Respect, but don’t buy these production cut rumors. In short, nothing has changed on the macro supply/demand front. If anything, the supply glut has worsened this week with Iran, Saudi, and Abu Dhabi having confirmed production increases. Furthermore, the only countries that are actually lobbying for production cuts are the ones who actually can’t afford to implement cuts, a la Venezuela, Angola, and to a certain degree, Russia. Three major hurdles exist to implementing production cuts:
1. Saudi needs to be willing to take a lot of egg on their face.

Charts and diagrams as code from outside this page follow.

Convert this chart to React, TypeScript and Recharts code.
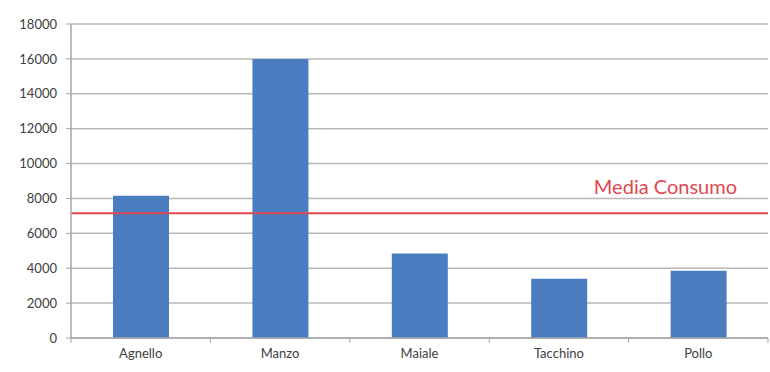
import React from 'react';
import {
  BarChart,
  Bar,
  XAxis,
  YAxis,
  CartesianGrid,
  ReferenceLine,
} from 'recharts';

// Consumo per tipo di carne
const categorie = ['Agnello', 'Manzo', 'Maiale', 'Tacchino', 'Pollo'];
const consumo = [8150, 16000, 4850, 3400, 3850];
const mediaConsumo = 7150;
const yTicks = [0, 2000, 4000, 6000, 8000, 10000, 12000, 14000, 16000, 18000];

const data = categorie.map((nome, i) => ({ nome, consumo: consumo[i] }));

const WIDTH = 770;
const HEIGHT = 372;
const MARGIN = { top: 24, right: 2, bottom: 0, left: 0 };
const Y_AXIS_W = 71;
const X_AXIS_H = 34;
const BAND = (WIDTH - MARGIN.left - MARGIN.right - Y_AXIS_W) / categorie.length;
const AXIS_Y = HEIGHT - MARGIN.bottom - X_AXIS_H;

const FONT = 'Lato, "Open Sans", sans-serif';
const AXIS_GRAY = '#a6a6a6';
const GRID_GRAY = '#b8b8b8';
const TEXT = '#404040';
const RED = '#e2474d';

function MediaLabel(props: any) {
  const { viewBox } = props;
  if (!viewBox) return null;
  return (
    <text
      x={viewBox.x + viewBox.width - 31}
      y={viewBox.y - 19}
      textAnchor="end"
      fill={RED}
      fontFamily={FONT}
      fontSize={20}
    >
      Media Consumo
    </text>
  );
}

// etichetta di categoria con tacche sui bordi della banda
function CategoriaTick(props: any) {
  const { x, y, payload, index } = props;
  const left = x - BAND / 2;
  const right = x + BAND / 2;
  return (
    <g>
      <line x1={left} x2={left} y1={AXIS_Y} y2={AXIS_Y + 5} stroke={AXIS_GRAY} />
      {index === categorie.length - 1 && (
        <line x1={right} x2={right} y1={AXIS_Y} y2={AXIS_Y + 5} stroke={AXIS_GRAY} />
      )}
      <text
        x={x}
        y={y}
        dy="0.71em"
        textAnchor="middle"
        fill={TEXT}
        fontSize={13}
        fontFamily={FONT}
      >
        {payload.value}
      </text>
    </g>
  );
}

export default function App() {
  return (
    <div style={{ position: 'absolute', left: 0, top: 0, width: WIDTH, height: HEIGHT, background: '#fff' }}>
      <BarChart width={WIDTH} height={HEIGHT} data={data} margin={MARGIN}>
        <CartesianGrid vertical={false} stroke={GRID_GRAY} strokeWidth={1.5} />
        <XAxis
          dataKey="nome"
          height={X_AXIS_H}
          interval={0}
          tickLine={false}
          tickSize={6}
          tickMargin={5}
          axisLine={{ stroke: AXIS_GRAY, strokeWidth: 1.5 }}
          tick={<CategoriaTick />}
        />
        <YAxis
          width={Y_AXIS_W}
          domain={[0, 18000]}
          ticks={yTicks}
          interval={0}
          tickSize={5}
          tickMargin={9}
          tickLine={{ stroke: AXIS_GRAY }}
          axisLine={{ stroke: AXIS_GRAY, strokeWidth: 1.5 }}
          tick={{ fill: TEXT, fontSize: 13, fontFamily: FONT }}
        />
        <Bar dataKey="consumo" fill="#4a7dc0" barSize={56} isAnimationActive={false} />
        <ReferenceLine
          y={mediaConsumo}
          stroke={RED}
          strokeWidth={2}
          label={<MediaLabel />}
        />
      </BarChart>
    </div>
  );
}
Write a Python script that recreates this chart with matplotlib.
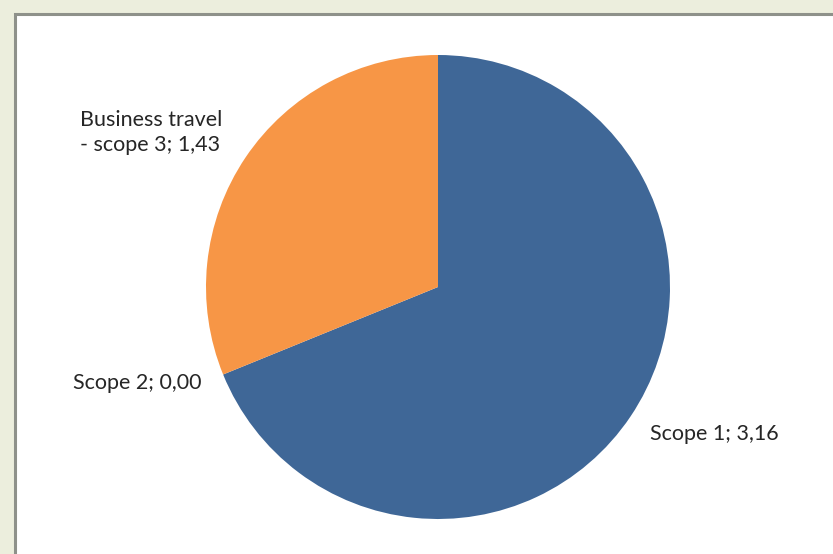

Caving would: (a) reduce the Kingdom’s strength as leader of the cartel, (b) paint the Saudi leadership’s willingness to part with billions in lost reserves and its incursion of foreign debt as weak and foolish, and (c) undermine the entirety of Saudi’s long-term strategy. Saudi would not have embarked on this course if they weren’t expecting these price levels and willing to take the pain and ride out the storm.
2. The cartel needs to actually implement cuts.
I can’t for the life of me see compliance from Venezuela and certainly not from Iran. After being forced to sit in timeout for the last four years – during which oil prices were significantly higher, you can be assured the Supreme Leader is likely to be rather rebellious, especially towards the best interests of the Saudis.
3. Debt service needs to become more problematic for US marginal producers.
We haven’t seen enough bankruptcies nor pain to put a dent in the US as a swing producer. Production cuts will extend financing credit for another quarter for these marginal producers, who in many cases will increase production on a sustained move above $40.
That said, with shorts at all time highs and net positioning becoming more short, traders can’t take the risk of any cut rumors actually being true. Therefore, you are wise to expect and respect large bullish moves on short-covering. We’ve seen the last two massive API builds as short-covering signals. Last week’s build marked a local low and ushered in an 18% rally. This week’s historic API build also marked a short-covering low from which we’ve also since seen a 19% rally.
The BOJ’s overnight move is bullish for risk assets in the immediate term and we should expect to see oil trade higher with global equities. However, the reason the central bank acted further underscores the threat of a global slowdown. I expect shorts to build as this grim reality displaces bullish exuberance and it becomes clear production cuts aren’t in the cards.
36 is an obvious resistance level. I’d watch for a failed attempt above 35 to add to shorts with a target of 31.35 at the prior consolidation support zone.